Und ebenso, wie die bisher widerspruchsfreien und konsistenten Geschichten beginnen, zu bröckeln und ihren Sinn zu verlieren, ebenso scheint das bisher bekannte Konzept der Zeit seinen Sinn zu verlieren, wenn man dement ist. Diese Vermutung als wahr vorausgesetzt, erscheint es gar nicht mehr so spektakulär verwerflich, wenn ein Mensch mit Demenz die scheinbar selben Geschichten in verschiedensten Varianten in verschiedenen Zeitformen und auf verschiedenen Zeitebenen erzählt. Komisch erscheint das nur den sich als normal bezeichnenden Menschen. Ich habe noch keinen Menschen mit Demenz erlebt, der sagte: Meine Güte, was erzähle ich da für einen Unsinn? Das war doch eben noch ganz anders?

Für einen Menschen mit Demenz kann jeder Augenblick völlig neu sein. Dass diese Menschen dabei die Erinnerung an frühere Ereignisse scheinbar konsistent behalten, kann daran liegen, dass sich diese Geschichten, wie zum Beispiel Kriegserlebnisse, derart tief in das Bewusstsein eingeprägt haben, dass sie von späteren Erlebnissen zwar überlagert, aber nicht ausgelöscht werden.

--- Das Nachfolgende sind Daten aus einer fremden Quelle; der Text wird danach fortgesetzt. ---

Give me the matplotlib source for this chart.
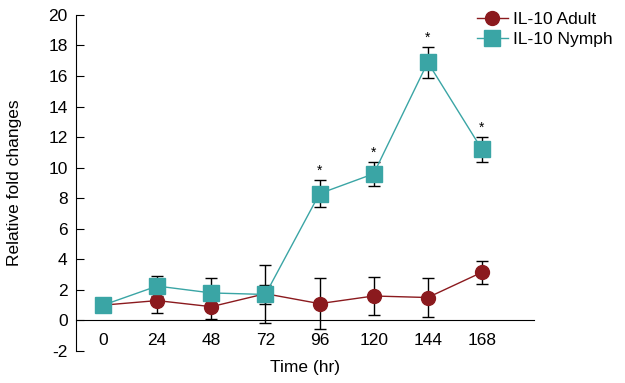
import matplotlib.pyplot as plt

plt.rcParams['font.family'] = ['Liberation Sans', 'DejaVu Sans']
plt.rcParams['axes.unicode_minus'] = False

hours = [0, 24, 48, 72, 96, 120, 144, 168]
adult = [1.0, 1.3, 0.9, 1.75, 1.1, 1.6, 1.5, 3.15]
adult_err = [0.1, 0.8, 0.8, 1.9, 1.65, 1.25, 1.25, 0.75]
nymph = [1.0, 2.25, 1.8, 1.7, 8.3, 9.6, 16.9, 11.2]
nymph_err = [0.05, 0.65, 0.95, 0.6, 0.9, 0.8, 1.0, 0.8]
signif = [False, False, False, False, True, True, True, True]

fig = plt.figure(figsize=(6.25, 3.83), dpi=100)
ax = fig.add_axes([0.1216, 0.0836, 0.7324, 0.8774])

red = '#8b1a1e'
teal = '#3aa5a5'

ax.errorbar(hours, adult, yerr=adult_err, fmt='none', ecolor='black',
            elinewidth=1, capsize=4, capthick=1, zorder=2)
ax.errorbar(hours, nymph, yerr=nymph_err, fmt='none', ecolor='black',
            elinewidth=1, capsize=4, capthick=1, zorder=2)
ax.plot(hours, adult, color=red, marker='o', markersize=10, lw=1,
        label='IL-10 Adult', zorder=3)
ax.plot(hours, nymph, color=teal, marker='s', markersize=11, lw=1,
        label='IL-10 Nymph', zorder=3)

for h, v, e, s in zip(hours, nymph, nymph_err, signif):
    if s:
        ax.text(h, v + e + 0.15, '*', ha='center', va='bottom', fontsize=10)

ax.set_xlim(-12, 191)
ax.set_ylim(-2, 20)
ax.set_yticks(range(-2, 21, 2))
ax.set_xticks(hours)
ax.spines['top'].set_visible(False)
ax.spines['right'].set_visible(False)
ax.spines['bottom'].set_position(('data', 0))
ax.tick_params(axis='y', direction='in', length=6, labelsize=12.5, pad=6)
ax.tick_params(axis='x', length=0, labelsize=12.5, pad=9)
ax.set_xlabel('Time (hr)', fontsize=12.5)
ax.xaxis.set_label_coords(0.5, -0.028)
ax.set_ylabel('Relative fold changes', fontsize=12.5)
ax.yaxis.set_label_coords(-0.118, 0.5)

ax.legend(loc='upper left', bbox_to_anchor=(0.86, 1.03), frameon=False,
          fontsize=12.5, handlelength=1.8, handletextpad=0.3, labelspacing=0.3,
          borderaxespad=0)

fig.savefig('out.png', dpi=100)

Im Buddhismus gibt es einen Begriff, der diesen Vorgang gut umschreibt: Speicherbewusstsein. Im Buddhismus geht man davon aus, dass es eine grundsätzliche Ebene im Bewusstsein gibt, die mehr oder weniger unberührt von alltäglichen Konditionierungen existiert, und deren Inhalte zwar hin und wieder neu strukturiert werden, aber eben grundsätzlich neben dem normalen Leben existieren. Dort lagert zum Beispiel auch das Mitgefühl, welches dem Buddhismus nach nicht erlernt, sondern (wieder) entdeckt werden kann. Es gibt sogar Übungen, die dazu führen, bestimmte konditionierte Bewusstseinsinhalte zielgerichtet im Speicherbewusstsein abzulegen. In Fällen, wo dieses Speicherbewusstsein bewusst gefüllt werden kann mit nutzbringenden Eindrücken, spricht man auch von Schatzkammerbewusstsein.

Vorausgesetzt, diese Theorie des Speicherbewusstseins stimmt, und viele Anzeichen sprechen eher dafür als dagegen, so kann wohl auch ein Mensch mit Demenz, mehr oder weniger bewusst, auf diese Inhalte zugreifen und mit alten Konditionierungen sowie neuen Eindrücken eine neue Realität erschaffen, in der er sich zurecht finden kann. Oder er kann auf diesem Wege behutsam begleitet werden. Ob diese Realität mit der gewünschten seiner Angehörigen oder anderen Menschen übereinstimmt, ist dabei völlig unerheblich.